Where they belong, you interject, and have ample opportunity to address their following.
Naw. But I am not going to do what I would prescribe for every journalism teacher and media critic. Google Malcolm and Martin for the past year (or 10 or 40 if you have the time) and “Washington Post”.
Then tabulate relative frequencies. And if you want a PhD or something as a media critic, assemble a composite picture of each of these leaders, based on what you find. Or limit yourself to coverage for the year or two preceding each of these precious individual’s assassination.
I’ve done none of that. But once, while driving to Baltimore (where my friends the Women in Black march in the MLK parade) I listened to WPFW reading New York Times contemporaneous coverage of Martin.
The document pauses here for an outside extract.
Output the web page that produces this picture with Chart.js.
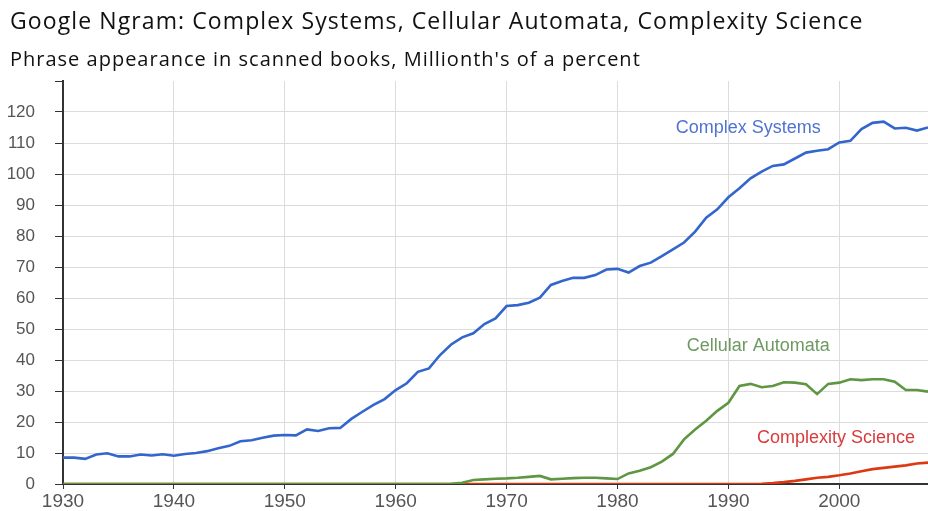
<!DOCTYPE html>
<html>
<head>
<meta charset="utf-8">
<script src="https://cdn.jsdelivr.net/npm/chart.js@4"></script>
<style>
    html, body { margin: 0; padding: 0; background: #fff; }
    #wrap { position: relative; width: 928px; height: 511px; overflow: hidden; }
    #title, #subtitle { position: absolute; left: 10px; font-family: 'Open Sans', sans-serif; color: #111; white-space: nowrap; }
    #title { top: 4px; font-size: 23px; letter-spacing: 1.1px; }
    #subtitle { top: 45px; font-size: 20px; letter-spacing: 1px; }
    canvas { position: absolute; left: 0; top: 0; }
</style>
</head>
<body>
<div id="wrap">
    <canvas id="ngramChart" width="928" height="511"></canvas>
    <div id="title">Google Ngram: Complex Systems, Cellular Automata, Complexity Science</div>
    <div id="subtitle">Phrase appearance in scanned books, Millionth's of a percent</div>
</div>
<script>
// Years 1930 - 2008, one value per year (millionths of a percent)
const years = [];
for (let y = 1930; y <= 2008; y++) years.push(y);

const complexSystems = [
    8.5, 8.5, 8.1, 9.5, 9.9, 8.9, 8.9, 9.5, 9.2, 9.6,          // 1930s
    9.1, 9.7, 10.0, 10.6, 11.5, 12.3, 13.8, 14.1, 14.9, 15.6,  // 1940s
    15.8, 15.7, 17.6, 17.1, 18.0, 18.1, 21.0, 23.3, 25.5, 27.4, // 1950s
    30.3, 32.5, 36.2, 37.3, 41.6, 45.0, 47.3, 48.6, 51.6, 53.4, // 1960s
    57.4, 57.7, 58.5, 60.1, 64.2, 65.5, 66.5, 66.5, 67.4, 69.2, // 1970s
    69.4, 68.2, 70.3, 71.4, 73.5, 75.7, 77.9, 81.4, 85.9, 88.6, // 1980s
    92.5, 95.4, 98.6, 100.8, 102.6, 103.1, 105.0, 106.9, 107.5, 108.0, // 1990s
    110.2, 110.7, 114.5, 116.5, 116.9, 114.7, 114.9, 114.0, 115.0      // 2000s
];

const cellularAutomata = [
    0, 0, 0, 0, 0, 0, 0, 0, 0, 0,
    0, 0, 0, 0, 0, 0, 0, 0, 0, 0,
    0, 0, 0, 0, 0, 0, 0, 0, 0, 0,
    0, 0, 0, 0, 0, 0.1, 0.4, 1.3, 1.5, 1.7,
    1.8, 2.0, 2.3, 2.6, 1.5, 1.7, 1.9, 2.0, 2.0, 1.8,
    1.6, 3.4, 4.3, 5.4, 7.2, 9.7, 14.4, 17.6, 20.4, 23.6,
    26.2, 31.6, 32.3, 31.2, 31.6, 32.8, 32.7, 32.2, 29.0, 32.3,
    32.7, 33.8, 33.5, 33.8, 33.8, 33.0, 30.3, 30.3, 29.8
];

const complexityScience = [
    0, 0, 0, 0, 0, 0, 0, 0, 0, 0,
    0, 0, 0, 0, 0, 0, 0, 0, 0, 0,
    0, 0, 0, 0, 0, 0, 0, 0, 0, 0,
    0, 0, 0, 0, 0, 0, 0, 0, 0, 0,
    0, 0, 0, 0, 0, 0, 0, 0, 0, 0,
    0, 0, 0, 0, 0, 0, 0, 0, 0, 0,
    0, 0, 0, 0.1, 0.3, 0.6, 1.0, 1.5, 2.0, 2.3,
    2.8, 3.4, 4.1, 4.8, 5.2, 5.6, 6.0, 6.6, 6.9
];

// Inline series labels: [text, year, value]
const seriesLabels = [
    ['Complex Systems', 1991.8, 114.8],
    ['Cellular Automata', 1992.7, 44.5],
    ['Complexity Science', 1999.7, 14.8]
];
const lineColors = ['#3366cc', '#5e9641', '#dc3912'];
const labelColors = ['#4f73d1', '#6e9a60', '#d93b3b'];

const toPoints = arr => arr.map((v, i) => ({ x: years[i], y: v }));

// draws the series names inside the plot at data coordinates
const seriesLabelPlugin = {
    id: 'seriesLabels',
    afterDatasetsDraw(chart) {
        const { ctx, scales } = chart;
        ctx.save();
        ctx.font = '18px Arial, "Liberation Sans", sans-serif';
        ctx.textAlign = 'center';
        ctx.textBaseline = 'middle';
        seriesLabels.forEach((l, i) => {
            ctx.fillStyle = labelColors[i];
            ctx.fillText(l[0], scales.x.getPixelForValue(l[1]), scales.y.getPixelForValue(l[2]));
        });
        ctx.restore();
    }
};

const ctx = document.getElementById('ngramChart').getContext('2d');
new Chart(ctx, {
    type: 'line',
    data: {
        datasets: [
            { label: 'Complex Systems', data: toPoints(complexSystems), borderColor: lineColors[0] },
            { label: 'Cellular Automata', data: toPoints(cellularAutomata), borderColor: lineColors[1] },
            { label: 'Complexity Science', data: toPoints(complexityScience), borderColor: lineColors[2] }
        ]
    },
    options: {
        responsive: false,
        animation: false,
        layout: { padding: { top: 81, left: 0, right: 0, bottom: 0 } },
        elements: {
            point: { radius: 0 },
            line: { borderWidth: 2.6, tension: 0 }
        },
        plugins: {
            legend: { display: false },
            tooltip: { enabled: false }
        },
        scales: {
            x: {
                type: 'linear',
                min: 1930,
                max: 2008,
                afterFit: s => { s.height = 27; },
                border: { color: '#333', width: 2 },
                grid: { color: '#dcdcdc', tickColor: '#333', tickLength: 5 },
                ticks: {
                    stepSize: 10,
                    includeBounds: false,
                    padding: 1,
                    color: '#555',
                    font: { family: 'Arial, "Liberation Sans", sans-serif', size: 19 },
                    maxRotation: 0,
                    callback: v => String(v)
                }
            },
            y: {
                min: 0,
                max: 130,
                // fixed axis width; drop the label overflow padding so the plot reaches the x axis
                afterFit: s => { s.width = 63; s.paddingTop = 0; s.paddingBottom = 0; },
                border: { color: '#333', width: 2 },
                grid: {
                    color: c => (c.tick && c.tick.value === 130) ? 'rgba(0,0,0,0)' : '#dcdcdc',
                    tickColor: '#333',
                    tickLength: 8
                },
                ticks: {
                    stepSize: 10,
                    padding: 20,
                    color: '#555',
                    font: { family: 'Arial, "Liberation Sans", sans-serif', size: 17 },
                    callback: v => v === 130 ? '' : String(v)
                }
            }
        }
    },
    plugins: [seriesLabelPlugin]
});
</script>
</body>
</html>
Makes you wonder what the Jerusalem Post would have thought of Jeremiah.
And I suspect that Malcolm-the-pimp-turned-rabble-rouser (vs.-Saint Martin) was a more prominent tale 1963-1970 than Alex Haley’s Autobiography of Malcolm X. Another challenge would be to see what – if anything – primary school administrators and their employees have made of Malcolm all these years.
It has taken 50 years, but maybe Krissah Thompson’s insightful and comprehensive Post piece would be a good starting point. And yes, your humble servant the present author, who became a ghetto schoolteacher in the 1990s when he was 47, should add Manning Marable’s biography of Malcolm to his already hopelessly long reading list.
I only wish that too much to read was our biggest problem. And when I say ‘our” I mean simultaneously some public intellectuals and academics, all teachers at all levels, and really, all the citizens of these United States – whether they have “stepped up” to what citizen means or not.